Relationship Between Coupon Rate, YTM, and Bond Prices:
1) Coupon Rate and YTM Equal: When the coupon rate equals the yield-to-maturity (YTM), a bond is typically priced at its par value. In this scenario, the bond’s current price equals its face value, and the coupon payments align with the YTM. Investors receive a yield equal to the coupon rate.
-
Formula: Bond Price = Face Value
-
Example: A bond with a USD 1,000 face value and a 5% coupon rate will be priced at USD 1,000 when the YTM is 5%.
2) Coupon Rate Greater Than YTM: If the coupon rate exceeds the YTM, the bond is considered to be trading at a premium. In other words, it is priced higher than its face value because investors are willing to pay extra for the higher coupon payments.
-
Formula: Bond Price > Face Value
-
Example: A bond with a USD 1,000 face value and a 6% coupon rate will be priced above USD 1,000 when the YTM is 5%.
3) Coupon Rate Less Than YTM: When the coupon rate is lower than the YTM, the bond is trading at a discount. Investors accept a lower coupon payment compared to the prevailing YTM, so the bond’s price is lower than its face value.
- Formula: Bond Price < Face Value
- Example: A bond with a USD 1,000 face value and a 4% coupon rate will be priced below USD 1,000 when the YTM is 5%.
4) Zero-Coupon Bonds: Zero-coupon bonds have no coupon payments. They are issued at a substantial discount to their face value and mature at face value.

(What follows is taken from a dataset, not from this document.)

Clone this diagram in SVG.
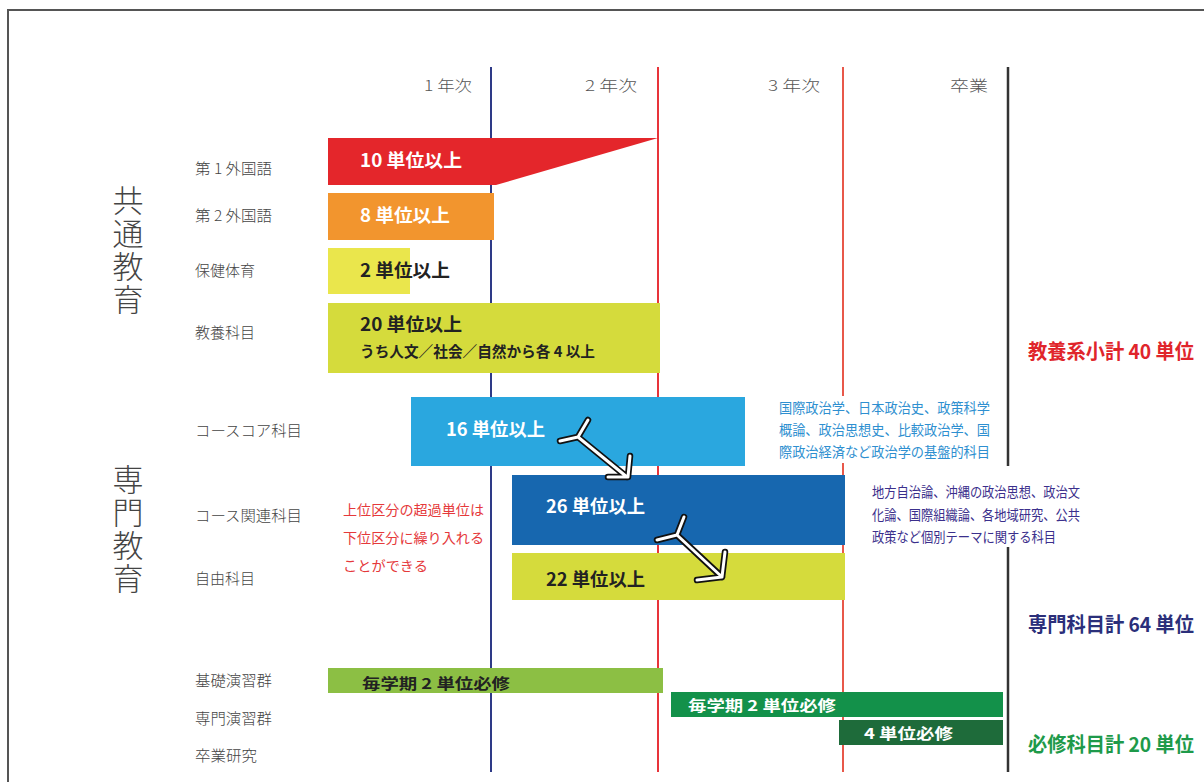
<svg xmlns="http://www.w3.org/2000/svg" width="1204" height="782" viewBox="0 0 1204 782">
<style>
.hdr{font-family:"Noto Sans CJK JP","Noto Sans",sans-serif;font-size:15px;fill:#555;font-weight:300}
.lbl{font-family:"Noto Sans CJK JP","Noto Sans",sans-serif;font-size:15px;fill:#444;font-weight:300}
.big{font-family:"Noto Sans CJK JP","Noto Sans",sans-serif;font-size:31px;fill:#444;font-weight:300;writing-mode:vertical-rl;letter-spacing:2px}
.bt{font-family:"Noto Sans CJK JP","Noto Sans",sans-serif;font-size:18px;font-weight:700}
.bs{font-family:"Noto Sans CJK JP","Noto Sans",sans-serif;font-size:15px;font-weight:700}
.w{fill:#fff}
.d{fill:#222}
.note{font-family:"Liberation Serif","Noto Sans CJK JP",serif;font-size:14px}
.tot{font-family:"Noto Sans CJK JP","Noto Sans",sans-serif;font-size:20px;font-weight:700}
.arrO{fill:none;stroke:#111;stroke-width:6.5;stroke-linejoin:round;stroke-linecap:round}
.arrI{fill:none;stroke:#fff;stroke-width:3;stroke-linejoin:round;stroke-linecap:round}
</style>
<rect x="0" y="0" width="1204" height="782" fill="#fff"/>
<path d="M8 782 V10 H1204" fill="none" stroke="#555" stroke-width="2"/>

<g id="axes">
<line x1="491" y1="67" x2="491" y2="772" stroke="#2E3A87" stroke-width="2"/>
<line x1="658" y1="67" x2="658" y2="772" stroke="#E8343A" stroke-width="2"/>
<line x1="843" y1="67" x2="843" y2="772" stroke="#E8584A" stroke-width="2"/>
<line x1="1008" y1="67" x2="1008" y2="466" stroke="#333" stroke-width="2.5"/>
<line x1="1008" y1="547" x2="1008" y2="772" stroke="#333" stroke-width="2.5"/>
<text class="hdr" x="424" y="91" textLength="48" lengthAdjust="spacingAndGlyphs">1 年次</text>
<text class="hdr" x="585" y="91" textLength="52" lengthAdjust="spacingAndGlyphs">2 年次</text>
<text class="hdr" x="768" y="91" textLength="52" lengthAdjust="spacingAndGlyphs">3 年次</text>
<text class="hdr" x="950" y="91" textLength="38" lengthAdjust="spacingAndGlyphs">卒業</text>
</g>

<g id="group-common">
<text class="big" x="128" y="185">共通教育</text>
</g>
<g id="group-senmon">
<text class="big" x="128" y="464">専門教育</text>
</g>

<g id="foreign1">
<text class="lbl" x="195" y="174" textLength="77" lengthAdjust="spacingAndGlyphs">第 1 外国語</text>
<polygon points="328,138 658,138 496,185 328,185" fill="#E4262B"/>
<text class="bt w" x="360" y="167" textLength="102" lengthAdjust="spacingAndGlyphs">10 単位以上</text>
</g>
<g id="foreign2">
<text class="lbl" x="195" y="221" textLength="77" lengthAdjust="spacingAndGlyphs">第 2 外国語</text>
<rect x="328" y="193" width="166" height="47" fill="#F2952E"/>
<text class="bt w" x="360" y="222" textLength="90" lengthAdjust="spacingAndGlyphs">8 単位以上</text>
</g>
<g id="health">
<text class="lbl" x="195" y="276" textLength="60" lengthAdjust="spacingAndGlyphs">保健体育</text>
<rect x="328" y="248" width="82" height="46" fill="#EAE64C"/>
<text class="bt d" x="360" y="277" textLength="90" lengthAdjust="spacingAndGlyphs">2 単位以上</text>
</g>
<g id="liberal">
<text class="lbl" x="195" y="338" textLength="60" lengthAdjust="spacingAndGlyphs">教養科目</text>
<rect x="328" y="303" width="332" height="70" fill="#D5DB3C"/>
<text class="bt d" x="360" y="331" textLength="102" lengthAdjust="spacingAndGlyphs">20 単位以上</text>
<text class="bs d" x="360" y="357" textLength="235" lengthAdjust="spacingAndGlyphs">うち人文／社会／自然から各 4 以上</text>
</g>

<g id="core">
<text class="lbl" x="195" y="436" textLength="107" lengthAdjust="spacingAndGlyphs">コースコア科目</text>
<rect x="411" y="397" width="334" height="69" fill="#2AA7DF"/>
<text class="bt w" x="446" y="436" textLength="99" lengthAdjust="spacingAndGlyphs">16 単位以上</text>
</g>
<g id="related">
<text class="lbl" x="195" y="521" textLength="107" lengthAdjust="spacingAndGlyphs">コース関連科目</text>
<rect x="512" y="475" width="333" height="70" fill="#1767AF"/>
<text class="bt w" x="546" y="513" textLength="99" lengthAdjust="spacingAndGlyphs">26 単位以上</text>
</g>
<g id="free">
<text class="lbl" x="195" y="584" textLength="60" lengthAdjust="spacingAndGlyphs">自由科目</text>
<rect x="512" y="553" width="333" height="47" fill="#D5DB3C"/>
<text class="bt d" x="546" y="586" textLength="99" lengthAdjust="spacingAndGlyphs">22 単位以上</text>
</g>

<g id="note-transfer">
<text class="note" fill="#E5393B" x="343" y="515" textLength="141" lengthAdjust="spacingAndGlyphs">上位区分の超過単位は</text>
<text class="note" fill="#E5393B" x="343" y="543" textLength="141" lengthAdjust="spacingAndGlyphs">下位区分に繰り入れる</text>
<text class="note" fill="#E5393B" x="343" y="571" textLength="85" lengthAdjust="spacingAndGlyphs">ことができる</text>
</g>
<g id="note-core">
<rect x="774" y="396" width="222" height="67" fill="#fff"/>
<text class="note" fill="#2E8FD0" x="779" y="413" textLength="211" lengthAdjust="spacingAndGlyphs">国際政治学、日本政治史、政策科学</text>
<text class="note" fill="#2E8FD0" x="779" y="435" textLength="211" lengthAdjust="spacingAndGlyphs">概論、政治思想史、比較政治学、国</text>
<text class="note" fill="#2E8FD0" x="779" y="457" textLength="211" lengthAdjust="spacingAndGlyphs">際政治経済など政治学の基盤的科目</text>
</g>
<g id="note-related">
<rect x="866" y="476" width="224" height="70" fill="#fff"/>
<text class="note" fill="#3B2F8C" x="872" y="497" textLength="208" lengthAdjust="spacingAndGlyphs">地方自治論、沖縄の政治思想、政治文</text>
<text class="note" fill="#3B2F8C" x="872" y="520" textLength="208" lengthAdjust="spacingAndGlyphs">化論、国際組織論、各地域研究、公共</text>
<text class="note" fill="#3B2F8C" x="872" y="542" textLength="184" lengthAdjust="spacingAndGlyphs">政策など個別テーマに関する科目</text>
</g>

<g id="seminar-basic">
<text class="lbl" x="195" y="686" textLength="77" lengthAdjust="spacingAndGlyphs">基礎演習群</text>
<rect x="328" y="668" width="335" height="25" fill="#8CBF44"/>
<text class="bs d" x="362" y="689" textLength="148" lengthAdjust="spacingAndGlyphs">毎学期 2 単位必修</text>
</g>
<g id="seminar-major">
<text class="lbl" x="195" y="724" textLength="77" lengthAdjust="spacingAndGlyphs">専門演習群</text>
<rect x="671" y="692" width="332" height="25" fill="#13914A"/>
<text class="bs w" x="688" y="711" textLength="148" lengthAdjust="spacingAndGlyphs">毎学期 2 単位必修</text>
</g>
<g id="thesis">
<text class="lbl" x="195" y="761" textLength="62" lengthAdjust="spacingAndGlyphs">卒業研究</text>
<rect x="839" y="720" width="164" height="25" fill="#1E6B3A"/>
<text class="bs w" x="864" y="739" textLength="89" lengthAdjust="spacingAndGlyphs">4 単位必修</text>
</g>

<g id="totals">
<text class="tot" fill="#E0252B" x="1028" y="359" textLength="166" lengthAdjust="spacingAndGlyphs">教養系小計 40 単位</text>
<text class="tot" fill="#2B2F7A" x="1028" y="632" textLength="166" lengthAdjust="spacingAndGlyphs">専門科目計 64 単位</text>
<text class="tot" fill="#1E9A4A" x="1028" y="752" textLength="166" lengthAdjust="spacingAndGlyphs">必修科目計 20 単位</text>
</g>

<g id="connectors">
<path class="arrO" d="M560 441 L578 437 L588 420 M578 437 L627 477 M630 456 L628 477 L608 477"/>
<path class="arrI" d="M560 441 L578 437 L588 420 M578 437 L627 477 M630 456 L628 477 L608 477"/>
<path class="arrO" d="M657 540 L677 535 L684 517 M677 535 L722 577 M725 552 L722 577 L697 580"/>
<path class="arrI" d="M657 540 L677 535 L684 517 M677 535 L722 577 M725 552 L722 577 L697 580"/>
</g>
</svg>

The YTM reflects the discount rate at which the bond is issued.
- Example: A zero-coupon bond with a USD 1,000 face value might be issued at USD 800, with an implicit YTM based on this discount.
Conclusion
The coupon effect plays a pivotal role in bond pricing and yield calculations. Understanding how the coupon rate relates to the YTM and bond prices is essential for investors and financial analysts. Bonds can be priced at a premium, par, or discount depending on the relationship between the coupon rate and the YTM. This knowledge empowers investors to make informed decisions when building and managing their bond portfolios, considering both income generation and capital gains or losses.